Three new national chains have opened at the Gateway including Dave and Buster’s (video games, wings and pizza), Punch Bowl Social, which offers more hands-on old-school games like mini-bowling, and the recently opened SkinnyFats by Hallpass, which will offer a rotating menu of high calorie comfort foods and healthy salads.

Main Street’s greatest loss was Lamb’s Grill Cafe and Eborn Books. Lamb’s was Utah’s oldest restaurant, residing there for over 100 years. The loss of Lamb’s was due more to the loss of their liquor license than market conditions. Eborn books took over the former Weller’s Zion’s Books space, offering rows upon rows of new and used books for sale. It was the type of place where a biblophiles (like yours truly) loved to get lost. It remains to be seen what the Main Street spot will become.

Downtown also lost the New Yorker Bar, which was opened in the New York Hotel by Tom Guinney and Tom Sieg in 1978, when much of the area around Pierpont Avenue was boarded up, seedy and frequented by prostitutes and drug addicts instead of foodies. Today, Pierpont is still thriving, but the bar scene is now owned mostly by millenials and hipsters, who love places like Bodega, Whiskey Street and White Horse.

What’s to come? The loss of retail will dramatically change the face and character of downtown. Soon, Ken Sanders’ Rare Books will need to move from downtown, and sadly, “Antique Row” on third south is almost gone. City Creek Antiques is the last amazing shop. Go there before Carmen retires, which we hope won’t happen anytime soon.

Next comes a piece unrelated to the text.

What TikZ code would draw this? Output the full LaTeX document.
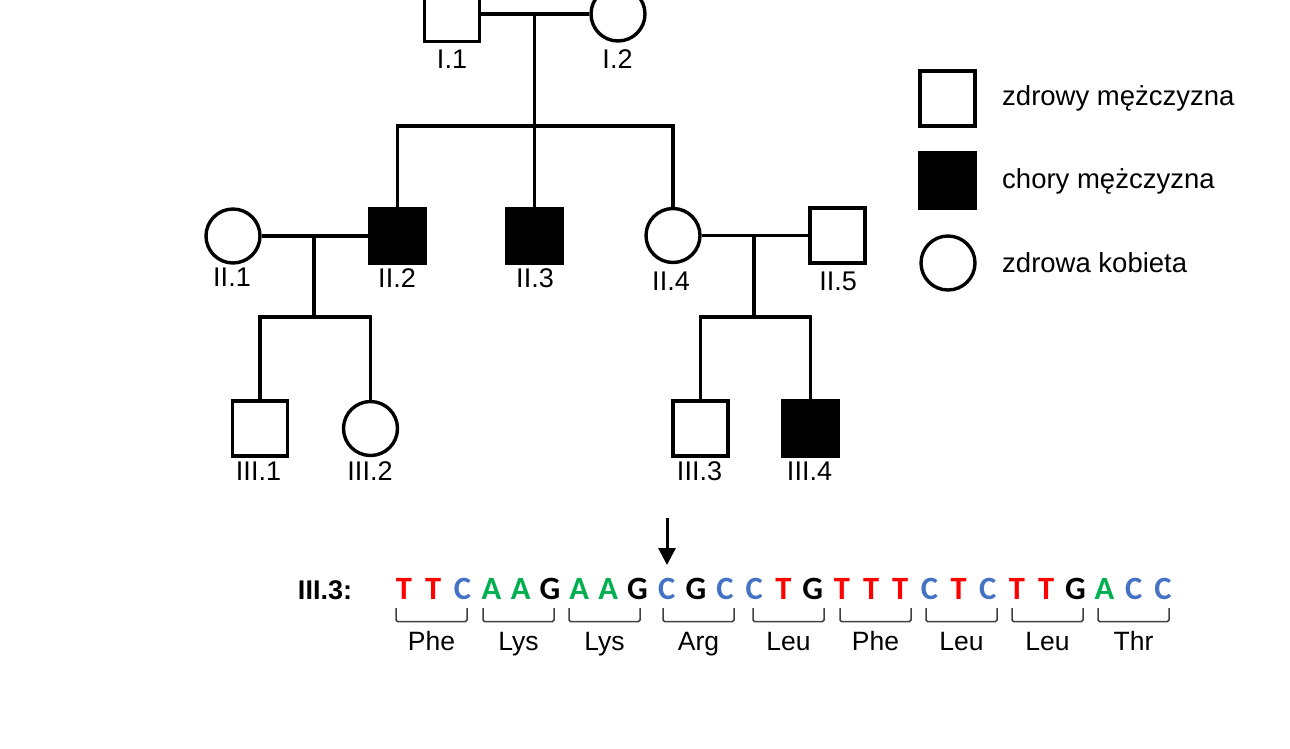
\documentclass[tikz,border=0pt]{standalone}
\usepackage{fontspec}
\setmainfont{Liberation Sans}
\newfontfamily\seqfont{Carlito}
\usetikzlibrary{arrows.meta}
\definecolor{colT}{HTML}{FF0000}
\definecolor{colC}{HTML}{4472C4}
\definecolor{colA}{HTML}{00B050}
\definecolor{colG}{HTML}{000000}
\definecolor{brk}{HTML}{404040}
\tikzset{
  pedline/.style={line width=3.4pt, line join=miter},
  male/.style={draw, rectangle, line width=3.4pt, minimum size=55pt, inner sep=0pt, fill=white},
  affected/.style={male, fill=black},
  female/.style={draw, circle, line width=3.4pt, minimum size=54pt, inner sep=0pt, fill=white},
  idlabel/.style={anchor=base, inner sep=0pt, font=\fontsize{27}{30}\selectfont},
  legtext/.style={anchor=base west, inner sep=0pt, font=\fontsize{27.5}{31}\selectfont},
  nucl/.style={anchor=base, inner sep=0pt, font=\seqfont\bfseries\fontsize{32.5}{36}\selectfont},
  bracketline/.style={draw=brk, line width=1.5pt, rounded corners=1.5pt},
  aalabel/.style={anchor=base, inner sep=0pt, font=\fontsize{26.5}{30}\selectfont},
}
\begin{document}
\begin{tikzpicture}[x=1pt,y=-1pt]
\useasboundingbox (0,0) rectangle (1290,748);

% ---------- generation I ----------
\node[male]   (I1) at (452,14) {};
\node[female] (I2) at (618,14) {};
\node[idlabel] (lI1) at (452,68.7) {I.1};
\node[idlabel] (lI2) at (617.5,68.7) {I.2};

% ---------- generation II ----------
\node[female]   (II1) at (233,236) {};
\node[affected] (II2) at (397.5,236) {};
\node[affected] (II3) at (534.5,236) {};
\node[female]   (II4) at (673,235.5) {};
\node[male]     (II5) at (837.5,235.5) {};
\node[idlabel] (lII1) at (232,286) {II.1};
\node[idlabel] (lII2) at (397,287) {II.2};
\node[idlabel] (lII3) at (535,287) {II.3};
\node[idlabel] (lII4) at (671,290) {II.4};
\node[idlabel] (lII5) at (838,290) {II.5};

% ---------- generation III ----------
\node[male]     (III1) at (260,428.5) {};
\node[female]   (III2) at (370.5,428.5) {};
\node[male]     (III3) at (700.5,428.5) {};
\node[affected] (III4) at (810.5,428.5) {};
\node[idlabel] (lIII1) at (258.5,480) {III.1};
\node[idlabel] (lIII2) at (370,480) {III.2};
\node[idlabel] (lIII3) at (699.5,480) {III.3};
\node[idlabel] (lIII4) at (809.5,480) {III.4};

% ---------- junction coordinates ----------
\coordinate (m1) at (534.5,14);
\coordinate (s1) at (534.5,126);
\coordinate (m2) at (314,236);
\coordinate (s2) at (314,317);
\coordinate (m3) at (754,235.5);
\coordinate (s3) at (754,317);

% ---------- connectors ----------
\draw[pedline] (I1.east) -- (I2.west);
\draw[pedline] (m1) -- (II3.north);
\draw[pedline] (II2.north) |- (s1) -| (II4.north);

\draw[pedline] (II1.east) -- (II2.west);
\draw[pedline] (m2) -- (s2);
\draw[pedline] (III1.north) |- (s2) -| (III2.north);

\draw[pedline] (II4.east) -- (II5.west);
\draw[pedline] (m3) -- (s3);
\draw[pedline] (III3.north) |- (s3) -| (III4.north);

% ---------- legend ----------
\node[male]     (L1) at (947.5,98.5) {};
\node[affected] (L2) at (947.5,180.5) {};
\node[female]   (L3) at (948,263) {};
\node[legtext] (tL1) at (1002,105) {zdrowy mężczyzna};
\node[legtext] (tL2) at (1002,188) {chory mężczyzna};
\node[legtext] (tL3) at (1002,272) {zdrowa kobieta};

% ---------- sequence ----------
\node[anchor=base, inner sep=0pt, font=\bfseries\fontsize{27}{30}\selectfont] (seqlabel) at (325,599) {III.3:};
\foreach \L [count=\i from 0] in {T,T,C,A,A,G,A,A,G,C,G,C,C,T,G,T,T,T,C,T,C,T,T,G,A,C,C}{
  \node[nucl, text=col\L] (n\i) at ({404+29.19*\i},599) {\L};
}

\coordinate (arrS) at (667,518);
\coordinate (arrE) at (667,565);
\draw[line width=3pt, -{Triangle[length=17pt,width=17pt]}] (arrS) -- (arrE);

\foreach \xl/\aa [count=\k] in {396/Phe,483/Lys,569/Lys,663/Arg,753/Leu,840/Phe,926/Leu,1012/Leu,1098/Thr}{
  \draw[bracketline] (\xl,608) -- (\xl,621.5) -- ({\xl+71},621.5) -- ({\xl+71},608);
  \node[aalabel] (aa\k) at ({\xl+35.5},650) {\aa};
}
\end{tikzpicture}
\end{document}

The good news is that Salt Lake City will certainly thrive, and Gateway and the Union Pacific train station will soon become the lobby of a gorgeous new hotel. This will breathe new life into Salt Lake City’s entertainment district. But the loss of bookstores, antique shops and boutiques and local retail will remove much of the personality and character of the downtown we grew up with.